This was a fun outlier in Christie’s body of work, though it is actually one of her earliest published books. She doesn’t normally do thrillers or espionage (and when she does it’s often not all that great), or feature one-off main characters, or feature a narrative that has travel and adventure in it, but this book has all of that. It’s also unfortunately one of the more dated of Christie’s works because it takes place outside that domestic sphere her other work is so comfortable in. We’ve got rampant colonialism, some racism, and lots of gender issues like measuring a man’s manliness by whether or not he likes to go to Africa and kill lions. Lots of stuff like that, but nothing so egregious that I couldn’t enjoy myself with a healthy dose of cultural context and some eye-rolling. If nothing else, it’s a portrait of the British mindset at the time this was written.
Our main character is young Anne, whose archaeologist father has just died, and she decides to throw caution to the wind and go have adventures instead of being getting a job and being responsible. She seizes on the opportunity to investigate two suspicious murders she has a tangential connection to to make her adventures start. First, she witnesses a man fall onto train tracks after being surprised, and then later that day, a woman is murdered in a house across town. Anne puts the pieces together and ends up on a ship to South Africa, trying to find the man in the brown suit who everyone thinks murdered the woman in the house.

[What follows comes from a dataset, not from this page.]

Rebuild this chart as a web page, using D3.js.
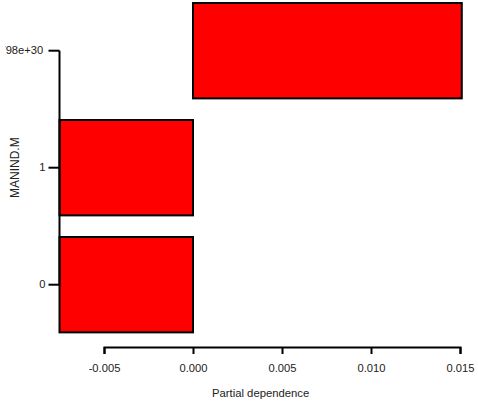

There’s hijinks and ridiculousness, and Anne makes some poor life decisions, but overall she is very clever and quick on her feet. I listened to the audiobook narrated by Emilia Fox, and it was a good time, except that the voice she used on the titular man was a bit silly. I’d already met Colonel Race in the very first Christie book I ever read, Death on the Nile, but I barely remember it, so he was basically brand new to me.
A good Christie, but not my favorite.